Prevention Begins with Policy
We can see the symbiosis between managing accidents and managing risk. From a practical standpoint, fleet managers need to develop a process where they are complementary.
It all begins with policy. A fleet policy document should be clear in what is required of drivers, what they can expect in training, and what the consequences are should they violate that policy.
Drivers should understand that, although the company will provide tools to help operate a company vehicle, they are responsible for their own behavior behind the wheel. They also ensure that family members who may drive the vehicle understand the company car isn’t a gift, it is a privilege, and they are expected to follow the company policy as well.
The policy should also contain specifics as to what can and cannot be done, what should and should not be done:
- Cell phones: hands free only, and only if local and state laws and regulations permit.

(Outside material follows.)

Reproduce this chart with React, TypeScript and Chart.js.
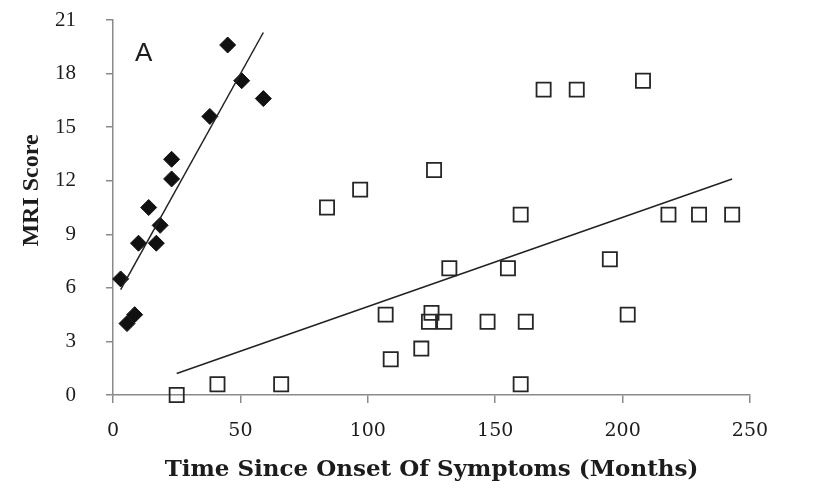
import React, { useEffect, useRef } from "react";
import { Chart, registerables } from "chart.js";

Chart.register(...registerables);

// Early-onset group (filled diamonds)
const earlyMonths = [3, 5.5, 8.5, 10, 14, 17, 18.5, 23, 23, 38, 45, 50.5, 59];
const earlyScores = [6.5, 4, 4.5, 8.5, 10.5, 8.5, 9.5, 12.1, 13.2, 15.6, 19.6, 17.6, 16.6];

// Later group (open squares)
const lateMonths = [25, 41, 66, 84, 97, 107, 109, 121, 124, 125, 126, 130, 132, 147, 155, 160, 160, 162, 169, 182, 195, 202, 208, 218, 230, 243];
const lateScores = [0, 0.6, 0.6, 10.5, 11.5, 4.5, 2, 2.6, 4.1, 4.6, 12.6, 4.1, 7.1, 4.1, 7.1, 10.1, 0.6, 4.1, 17.1, 17.1, 7.6, 4.5, 17.6, 10.1, 10.1, 10.1];

// Linear trend lines (end points)
const earlyTrendMonths = [3, 59];
const earlyTrendScores = [5.9, 20.3];
const lateTrendMonths = [25, 243];
const lateTrendScores = [1.2, 12.1];

const xTickValues = [0, 50, 100, 150, 200, 250];
const yTickValues = [0, 3, 6, 9, 12, 15, 18, 21];

const xTitle = "Time Since Onset Of Symptoms (Months)";
const yTitle = "MRI Score";
const panelLabel = "A";

const toPoints = (xs: number[], ys: number[]) => xs.map((x, i) => ({ x, y: ys[i] }));

const axisColor = "#8a8a8a";
const textColor = "#1c1c1c";

const titlesPlugin = {
  id: "titles",
  afterDraw(chart: any) {
    const { ctx, chartArea, scales } = chart;
    ctx.save();
    ctx.fillStyle = textColor;
    ctx.textAlign = "center";
    ctx.textBaseline = "middle";
    ctx.font = 'bold 23px "DejaVu Serif"';
    ctx.fillText(xTitle, (chartArea.left + chartArea.right) / 2, chartArea.bottom + 75);
    ctx.save();
    ctx.translate(32, (chartArea.top + chartArea.bottom) / 2 - 17);
    ctx.rotate(-Math.PI / 2);
    ctx.font = 'bold 24px "Liberation Serif"';
    ctx.fillText(yTitle, 0, 0);
    ctx.restore();
    ctx.font = '26px "Liberation Sans"';
    ctx.fillText(panelLabel, scales.x.getPixelForValue(12), scales.y.getPixelForValue(19.1));
    ctx.restore();
  },
};

export default function App() {
  const canvasRef = useRef<HTMLCanvasElement | null>(null);

  useEffect(() => {
    const canvas = canvasRef.current;
    if (!canvas) return;
    const chart = new Chart(canvas, {
      type: "scatter",
      data: {
        datasets: [
          {
            type: "line",
            data: toPoints(earlyTrendMonths, earlyTrendScores),
            borderColor: "#222",
            borderWidth: 1.5,
            pointRadius: 0,
            fill: false,
            clip: false,
          },
          {
            type: "line",
            data: toPoints(lateTrendMonths, lateTrendScores),
            borderColor: "#222",
            borderWidth: 1.5,
            pointRadius: 0,
            fill: false,
            clip: false,
          },
          {
            data: toPoints(earlyMonths, earlyScores),
            pointStyle: "rectRot",
            pointRadius: 8,
            backgroundColor: "#111",
            borderColor: "#111",
            borderWidth: 1,
            clip: false,
          },
          {
            data: toPoints(lateMonths, lateScores),
            pointStyle: "rect",
            pointRadius: 10,
            backgroundColor: "rgba(255,255,255,0)",
            borderColor: "#262626",
            borderWidth: 1.8,
            clip: false,
          },
        ] as any,
      },
      options: {
        responsive: false,
        animation: false,
        devicePixelRatio: 1,
        layout: { padding: { top: 20, right: 65, left: 0, bottom: 0 } },
        plugins: { legend: { display: false }, tooltip: { enabled: false } },
        scales: {
          x: {
            type: "linear",
            min: 0,
            max: 250,
            afterFit: (s: any) => {
              s.height = 95;
              s.paddingLeft = 0;
              s.paddingRight = 0;
            },
            afterBuildTicks: (s: any) => {
              s.ticks = xTickValues.map((value) => ({ value }));
            },
            ticks: {
              padding: 17,
              color: textColor,
              font: { family: '"DejaVu Serif"', size: 19 },
            },
            grid: { drawOnChartArea: false, tickLength: 8, color: axisColor, lineWidth: 1.5 },
            border: { display: true, color: axisColor, width: 1.5 },
          },
          y: {
            type: "linear",
            min: 0,
            max: 21,
            afterFit: (s: any) => {
              s.width = 113;
              s.paddingTop = 0;
              s.paddingBottom = 0;
            },
            afterBuildTicks: (s: any) => {
              s.ticks = yTickValues.map((value) => ({ value }));
            },
            ticks: {
              padding: 30,
              color: textColor,
              font: { family: '"Liberation Serif"', size: 21 },
            },
            grid: { drawOnChartArea: false, tickLength: 7, color: axisColor, lineWidth: 1.5 },
            border: { display: true, color: axisColor, width: 1.5 },
          },
        },
      } as any,
      plugins: [titlesPlugin],
    });
    return () => chart.destroy();
  }, []);

  return (
    <div style={{ position: "absolute", left: 0, top: 0, width: 815, height: 490, background: "#fff" }}>
      <canvas ref={canvasRef} width={815} height={490} />
    </div>
  );
}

- No texting while driving — period.
- Seat belts are to be used at all times, by the driver and all passengers. The vehicle should not move until everyone in it is buckled up.
- Abide by all traffic laws and rules at all times.
- Keep the vehicle maintained according to policy. Keep it clean, and do a walk around inspection every day before driving.
- Eating, drinking, and smoking in a company vehicle are prohibited.
These are all risk mitigation factors; they are geared toward preventing accidents and injuries. In the event they do occur, the accident management program “kicks in,” to help the driver minimize the negative effects they have.
Different, but Complementary
It’s clear how accident and risk management have evolved, what each is supposed to do, and how they work together.
Fleet managers have become more aware of the value of risk management, and fleet suppliers have developed sophisticated programs to address that awareness.
Much of these programs can be handled in house; many companies do so. But, as with any other fleet program, if the resources and expertise needed are available outside the company, and the price is right, it is generally more cost effective to manage the supplier than to manage the program itself.
All in all, keep the basics in mind:
Accident management is reactive to something that has already happened; risk management is preventive, keeping those things from happening in the first place.
Each complements the other.
Accident management helps drivers during the process, and gets them back on the road.
Risk management helps the company identify risks and deal with them in a way that prevents accidents.
There are numerous risk factors present in fleet; be careful which are used to take action.
“An ounce of prevention is worth a pound of cure,” the adage goes, and this is certainly the case as it pertains to fleet.
The more accidents that can be prevented via safety training, applying risk factors to both new hires and existing drivers, and consistently communicating the safety message to them, the more savings will be seen.
With an accident management program in place, when crashes do occur fleet will be better equipped to deal with them, and minimize their associated costs.